More than 30,000 customers who have paid water bills in Opa-locka will likely join a lawsuit against the city after a judge denied the city’s motion to dismiss the case.
The city's lawyers have been arguing since the lawsuit was filed in April 2017, that the residents of Opa-locka cannot sue the city for overcharging them on their water bills and using their water deposits to fill budget gaps.
On Jan. 9, Circuit Court Judge Beatrice Butchko ruled in favor of the residents of Opa-locka – setting in motion a likely massive class-action suit.
The lawsuit alleges the city breached its contract with its customers because it did not provide accurate billing, and spent the customers' deposits. The court did not buy Opa-locka's attorney’s argument that the city had no contract to provide water services and no obligation to provide proper billing. The court did dismiss the civil theft count, but left room for the plaintiff's to refile within 10 days.
The original plaintiffs are George and Tania Suarez, Rosecoe Pendleton, Adel and Charaf Raad, Steven Barrett, Natasha and Alfonso Ervin III and Taxes by Natasha Ervin. Between them they have seven water service accounts in Opa-locka.
The Suarezes in the suit said that they were charged $1,265.72, which was an overcharge of $1,215.72. The bill they expected should have been $50. Barrett expected his bills to be $30; he soon received bills between $60 and $100.
On Nov. 20, the city challenged the residents’ claims and asked a judge to dismiss the case, which would have shut down the possibility of a class action. After a four-hour hearing, the city lost on Wednesday.
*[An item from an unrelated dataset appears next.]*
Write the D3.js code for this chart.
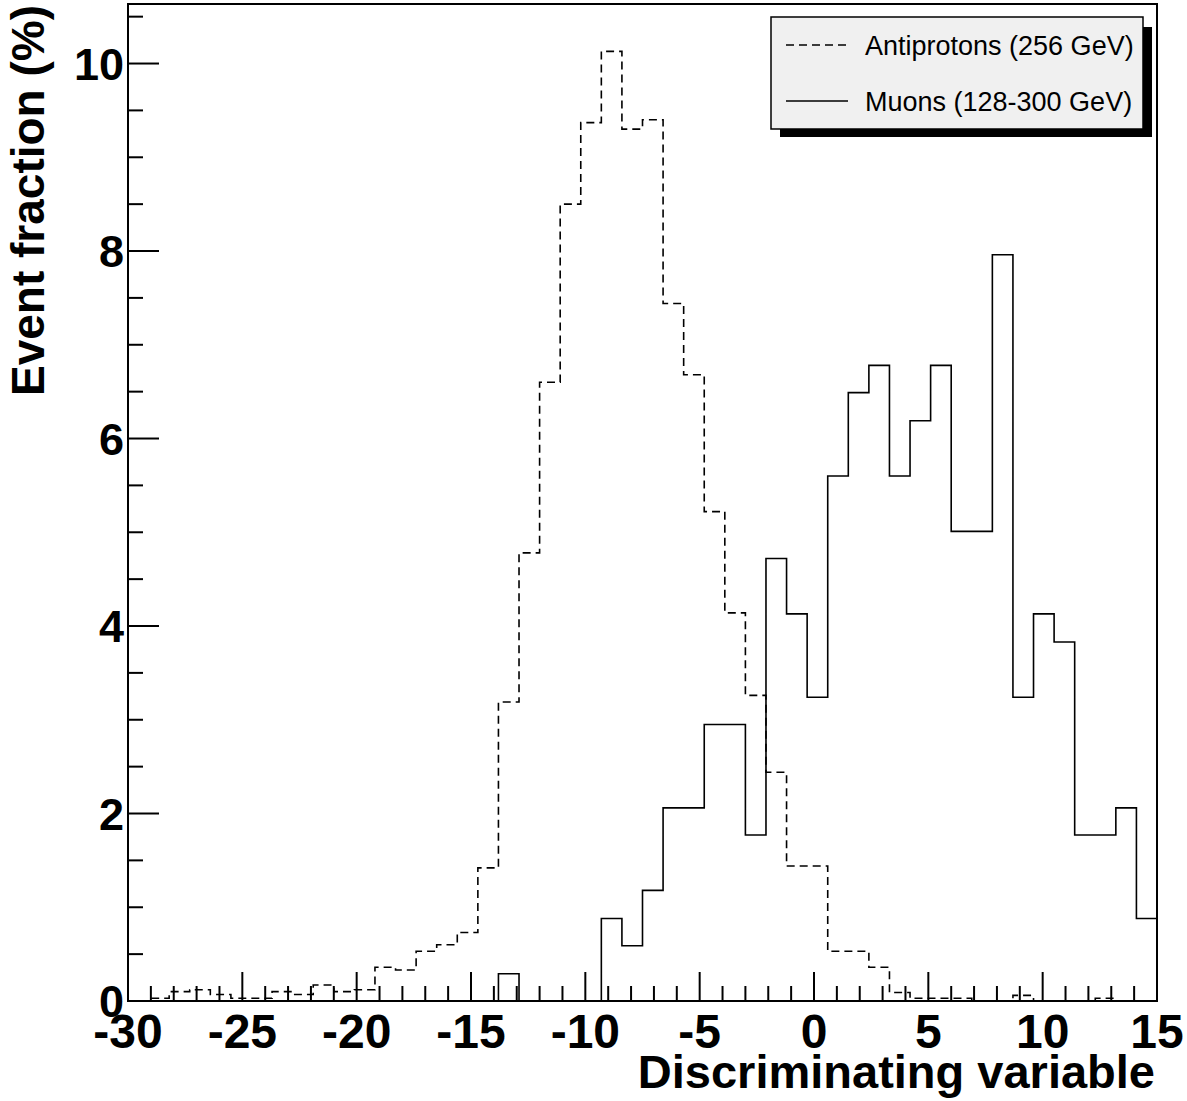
<!DOCTYPE html>
<html>
<head>
<meta charset="utf-8">
<script src="https://cdn.jsdelivr.net/npm/d3@7"></script>
<style>
  body { margin: 0; background: #fff; }
  svg { display: block; font-family: "Liberation Sans", Arial, Helvetica, sans-serif; }
</style>
</head>
<body>
<svg id="chart" width="1187" height="1101"></svg>
<script>
// histogram binning: 50 bins from -30 to 15
const binLow = -30;
const binWidth = 0.9;
const nBins = 50;

// event fraction (%) per bin
const antiprotons = [
  0, 0.03, 0.10, 0.12, 0.07, 0.03, 0.03, 0.10, 0.07, 0.17,
  0.10, 0.12, 0.36, 0.33, 0.53, 0.60, 0.73, 1.42, 3.19, 4.78,
  6.60, 8.50, 9.37, 10.13, 9.30, 9.40, 7.44, 6.68, 5.22, 4.14,
  3.26, 2.44, 1.44, 1.44, 0.53, 0.53, 0.36, 0.09, 0.03, 0.03,
  0.03, 0, 0, 0.06, 0, 0, 0, 0.03, 0, 0
];
const muons = [
  0, 0, 0, 0, 0, 0, 0, 0, 0, 0,
  0, 0, 0, 0, 0, 0, 0, 0, 0.29, 0,
  0, 0, 0, 0.88, 0.59, 1.18, 2.06, 2.06, 2.95, 2.95,
  1.77, 4.72, 4.13, 3.24, 5.60, 6.49, 6.78, 5.60, 6.19, 6.78,
  5.01, 5.01, 7.96, 3.24, 4.13, 3.83, 1.77, 1.77, 2.06, 0.88
];

const xTicks = [-30, -25, -20, -15, -10, -5, 0, 5, 10, 15];
const yTicks = [0, 2, 4, 6, 8, 10];
const legendLabels = ["Antiprotons (256 GeV)", "Muons (128-300 GeV)"];

const svg = d3.select("#chart");
const plotL = 128, plotR = 1157, plotT = 4, plotB = 1001;

const x = d3.scaleLinear().domain([-30, 15]).range([plotL, plotR]);
const y = d3.scaleLinear().domain([0, 10.635]).range([plotB, plotT]);

const edges = d3.range(nBins + 1).map(i => binLow + binWidth * i);

function stepPoints(vals) {
  const pts = vals.map((v, i) => [edges[i], v]);
  pts.push([edges[nBins], vals[nBins - 1]]);
  return pts;
}

const line = d3.line()
  .x(d => x(d[0]))
  .y(d => y(d[1]))
  .curve(d3.curveStepAfter);

// histograms
svg.append("path")
  .datum(stepPoints(antiprotons))
  .attr("d", line)
  .attr("fill", "none")
  .attr("stroke", "#000")
  .attr("stroke-width", 1.6)
  .attr("stroke-dasharray", "8,5");

svg.append("path")
  .datum(stepPoints(muons))
  .attr("d", line)
  .attr("fill", "none")
  .attr("stroke", "#000")
  .attr("stroke-width", 1.6);

// frame
svg.append("rect")
  .attr("x", plotL).attr("y", plotT)
  .attr("width", plotR - plotL).attr("height", plotB - plotT)
  .attr("fill", "none").attr("stroke", "#000").attr("stroke-width", 2);

// x axis ticks (inside, pointing up)
const xAxis = svg.append("g").attr("transform", `translate(0,${plotB})`);
xAxis.selectAll("line")
  .data(d3.range(-30, 16, 1))
  .join("line")
  .attr("x1", d => x(d)).attr("x2", d => x(d))
  .attr("y1", 0).attr("y2", d => (d % 5 === 0 ? -29 : -15))
  .attr("stroke", "#000").attr("stroke-width", 2);
xAxis.selectAll("text")
  .data(xTicks)
  .join("text")
  .attr("x", d => x(d))
  .attr("y", 47)
  .attr("text-anchor", "middle")
  .attr("font-size", 48)
  .attr("font-weight", "bold")
  .text(d => d);

// y axis ticks (inside, pointing right)
const yAxis = svg.append("g").attr("transform", `translate(${plotL},0)`);
yAxis.selectAll("line")
  .data(d3.range(0, 10.75, 0.5))
  .join("line")
  .attr("y1", d => y(d)).attr("y2", d => y(d))
  .attr("x1", 0).attr("x2", d => (d % 2 === 0 ? 31 : 15))
  .attr("stroke", "#000").attr("stroke-width", 2);
yAxis.selectAll("text")
  .data(yTicks)
  .join("text")
  .attr("x", -4)
  .attr("y", d => y(d))
  .attr("dy", "0.36em")
  .attr("text-anchor", "end")
  .attr("font-size", 45)
  .attr("font-weight", "bold")
  .text(d => d);

// axis titles
svg.append("text")
  .attr("x", 1155).attr("y", 1088)
  .attr("text-anchor", "end")
  .attr("font-size", 47)
  .attr("font-weight", "bold")
  .text("Discriminating variable");

svg.append("text")
  .attr("transform", "translate(44,5) rotate(-90)")
  .attr("text-anchor", "end")
  .attr("font-size", 46)
  .attr("font-weight", "bold")
  .text("Event fraction (%)");

// legend with drop shadow
const lg = svg.append("g");
lg.append("rect")
  .attr("x", 780).attr("y", 27).attr("width", 372).attr("height", 110)
  .attr("fill", "#000");
lg.append("rect")
  .attr("x", 771).attr("y", 17).attr("width", 372).attr("height", 112)
  .attr("fill", "#f0f0f0").attr("stroke", "#000").attr("stroke-width", 1.5);

const rows = [
  { label: legendLabels[0], dash: "8,5", ly: 45, ty: 55 },
  { label: legendLabels[1], dash: null, ly: 101, ty: 111 }
];
rows.forEach(r => {
  lg.append("line")
    .attr("x1", 786).attr("x2", 848)
    .attr("y1", r.ly).attr("y2", r.ly)
    .attr("stroke", "#000").attr("stroke-width", 1.6)
    .attr("stroke-dasharray", r.dash);
  lg.append("text")
    .attr("x", 865).attr("y", r.ty)
    .attr("font-size", 27)
    .text(r.label);
});
</script>
</body>
</html>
Coral Gables firm Kozyak Tropin & Throckmorton, who represented the city, called the suit “frivolous.”
George Suarez said the judge’s ruling to allow their lawsuit to proceed is a victory for more than the original filers of the suit.
“This is not just a victory for the plaintiffs. This is a victory for all Opa-locka citizens who have been victims of the city’s corrupt water system and who can now vindicate their rights and achieve justice,” he said.
The residents allege that Opa-locka breached its contract with every water customer by not providing working water meters or accurate water bills, and by raiding customer water deposits to pay for raises, bonuses and other improper purposes.
Currently the city has about 16,000 water accounts. If the class is certified, it will allow about 30,000 customers over the last 10 years to be eligible for refunds. The residents want the court to force the city to change the way it handles their bills and deposits.
Residents had been complaining about high water bills since 2016. A financial oversight board recommended an inspection of the meters. An independent contractor hired in March 2017 reportedly attempted to visit 5,637 meters, and found that the meter readers operate with 34 percent accuracy, well below the recommended 98.5 percent read rate for a healthy system. Of the meters the contractor checked, 3,049 or 52 percent, need replacement or repair; and 783 were inaccessible or could not be located. About 1,905 or 33 percent of meters, worked as per industry standard. The contractor didn't read 216 meters, about four percent of the total number.
Every citizen will get a chance to become part of the lawsuit at a hearing Feb. 29, said Michael Pizzi, one of three attorneys representing the residents. Benedict Kuehne and David Reiner are also on the case.
"Based on the city losing its motion, every citizen of Opa-locka can pursue their claim against the city for being overcharged for water based on meters that didn't work,” said Pizzi and Kuehne. "The case is moving forward with a Feb. 29 date to certify the class so all residents and businesses can join."